>>>>>

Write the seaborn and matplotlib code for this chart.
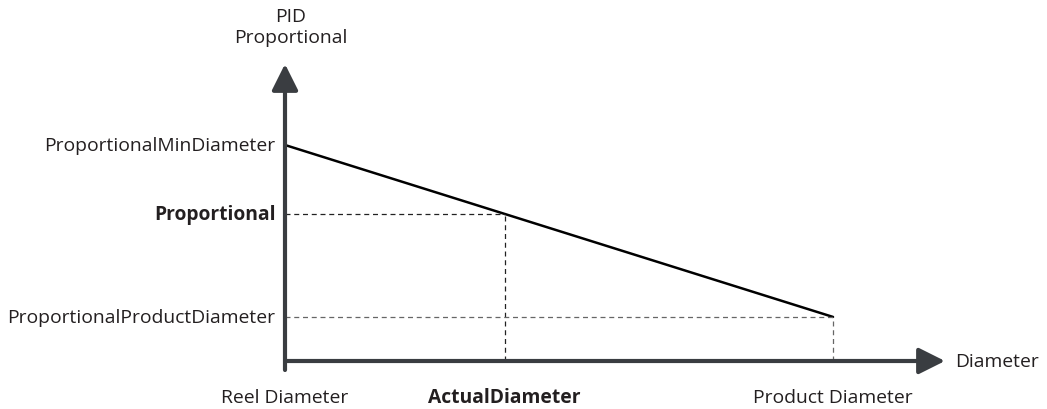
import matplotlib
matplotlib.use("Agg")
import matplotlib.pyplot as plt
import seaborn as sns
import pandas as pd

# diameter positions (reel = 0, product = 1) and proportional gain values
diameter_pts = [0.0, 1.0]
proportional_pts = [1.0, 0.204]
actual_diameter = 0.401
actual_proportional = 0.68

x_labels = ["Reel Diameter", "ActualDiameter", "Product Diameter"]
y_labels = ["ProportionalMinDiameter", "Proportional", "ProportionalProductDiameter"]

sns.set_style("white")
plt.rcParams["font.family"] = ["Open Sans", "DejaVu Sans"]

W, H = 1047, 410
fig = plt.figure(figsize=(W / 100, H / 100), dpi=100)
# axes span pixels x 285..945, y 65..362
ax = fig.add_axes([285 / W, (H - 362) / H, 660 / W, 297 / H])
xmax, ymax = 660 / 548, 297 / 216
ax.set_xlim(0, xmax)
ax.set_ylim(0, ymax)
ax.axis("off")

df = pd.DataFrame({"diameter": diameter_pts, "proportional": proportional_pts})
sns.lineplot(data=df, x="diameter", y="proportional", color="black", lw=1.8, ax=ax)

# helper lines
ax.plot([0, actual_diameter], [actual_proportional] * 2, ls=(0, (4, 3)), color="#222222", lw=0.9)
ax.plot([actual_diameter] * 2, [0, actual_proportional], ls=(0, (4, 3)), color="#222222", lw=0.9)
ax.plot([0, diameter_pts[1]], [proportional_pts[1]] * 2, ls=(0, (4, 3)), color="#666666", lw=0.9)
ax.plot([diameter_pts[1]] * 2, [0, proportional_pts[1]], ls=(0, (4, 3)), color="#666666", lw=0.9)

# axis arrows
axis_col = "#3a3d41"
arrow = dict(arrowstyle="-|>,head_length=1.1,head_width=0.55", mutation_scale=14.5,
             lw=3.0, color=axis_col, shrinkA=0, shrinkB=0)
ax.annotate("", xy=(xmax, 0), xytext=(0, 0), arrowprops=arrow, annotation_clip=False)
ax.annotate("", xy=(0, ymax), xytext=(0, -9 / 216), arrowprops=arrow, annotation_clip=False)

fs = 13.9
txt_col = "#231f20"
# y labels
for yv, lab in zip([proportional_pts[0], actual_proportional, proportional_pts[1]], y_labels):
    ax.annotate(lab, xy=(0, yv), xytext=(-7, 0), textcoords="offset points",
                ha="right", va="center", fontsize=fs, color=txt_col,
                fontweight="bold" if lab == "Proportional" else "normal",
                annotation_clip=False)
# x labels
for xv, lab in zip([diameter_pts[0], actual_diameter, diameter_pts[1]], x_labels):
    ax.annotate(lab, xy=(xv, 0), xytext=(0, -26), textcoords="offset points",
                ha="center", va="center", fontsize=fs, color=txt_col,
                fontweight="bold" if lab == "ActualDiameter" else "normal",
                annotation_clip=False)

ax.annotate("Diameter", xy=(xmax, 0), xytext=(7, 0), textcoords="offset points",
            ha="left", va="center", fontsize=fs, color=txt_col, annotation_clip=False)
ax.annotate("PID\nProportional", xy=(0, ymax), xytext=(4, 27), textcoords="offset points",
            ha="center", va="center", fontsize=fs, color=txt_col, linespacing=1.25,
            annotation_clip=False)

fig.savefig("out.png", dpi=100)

<<<<<

◆ Goal of the exercise
Reproduce the listing above exactly, excluding all pictures.

◆ Full solution
Write the seaborn and matplotlib code for this chart.
import matplotlib
matplotlib.use("Agg")
import matplotlib.pyplot as plt
import seaborn as sns
import pandas as pd

# diameter positions (reel = 0, product = 1) and proportional gain values
diameter_pts = [0.0, 1.0]
proportional_pts = [1.0, 0.204]
actual_diameter = 0.401
actual_proportional = 0.68

x_labels = ["Reel Diameter", "ActualDiameter", "Product Diameter"]
y_labels = ["ProportionalMinDiameter", "Proportional", "ProportionalProductDiameter"]

sns.set_style("white")
plt.rcParams["font.family"] = ["Open Sans", "DejaVu Sans"]

W, H = 1047, 410
fig = plt.figure(figsize=(W / 100, H / 100), dpi=100)
# axes span pixels x 285..945, y 65..362
ax = fig.add_axes([285 / W, (H - 362) / H, 660 / W, 297 / H])
xmax, ymax = 660 / 548, 297 / 216
ax.set_xlim(0, xmax)
ax.set_ylim(0, ymax)
ax.axis("off")

df = pd.DataFrame({"diameter": diameter_pts, "proportional": proportional_pts})
sns.lineplot(data=df, x="diameter", y="proportional", color="black", lw=1.8, ax=ax)

# helper lines
ax.plot([0, actual_diameter], [actual_proportional] * 2, ls=(0, (4, 3)), color="#222222", lw=0.9)
ax.plot([actual_diameter] * 2, [0, actual_proportional], ls=(0, (4, 3)), color="#222222", lw=0.9)
ax.plot([0, diameter_pts[1]], [proportional_pts[1]] * 2, ls=(0, (4, 3)), color="#666666", lw=0.9)
ax.plot([diameter_pts[1]] * 2, [0, proportional_pts[1]], ls=(0, (4, 3)), color="#666666", lw=0.9)

# axis arrows
axis_col = "#3a3d41"
arrow = dict(arrowstyle="-|>,head_length=1.1,head_width=0.55", mutation_scale=14.5,
             lw=3.0, color=axis_col, shrinkA=0, shrinkB=0)
ax.annotate("", xy=(xmax, 0), xytext=(0, 0), arrowprops=arrow, annotation_clip=False)
ax.annotate("", xy=(0, ymax), xytext=(0, -9 / 216), arrowprops=arrow, annotation_clip=False)

fs = 13.9
txt_col = "#231f20"
# y labels
for yv, lab in zip([proportional_pts[0], actual_proportional, proportional_pts[1]], y_labels):
    ax.annotate(lab, xy=(0, yv), xytext=(-7, 0), textcoords="offset points",
                ha="right", va="center", fontsize=fs, color=txt_col,
                fontweight="bold" if lab == "Proportional" else "normal",
                annotation_clip=False)
# x labels
for xv, lab in zip([diameter_pts[0], actual_diameter, diameter_pts[1]], x_labels):
    ax.annotate(lab, xy=(xv, 0), xytext=(0, -26), textcoords="offset points",
                ha="center", va="center", fontsize=fs, color=txt_col,
                fontweight="bold" if lab == "ActualDiameter" else "normal",
                annotation_clip=False)

ax.annotate("Diameter", xy=(xmax, 0), xytext=(7, 0), textcoords="offset points",
            ha="left", va="center", fontsize=fs, color=txt_col, annotation_clip=False)
ax.annotate("PID\nProportional", xy=(0, ymax), xytext=(4, 27), textcoords="offset points",
            ha="center", va="center", fontsize=fs, color=txt_col, linespacing=1.25,
            annotation_clip=False)

fig.savefig("out.png", dpi=100)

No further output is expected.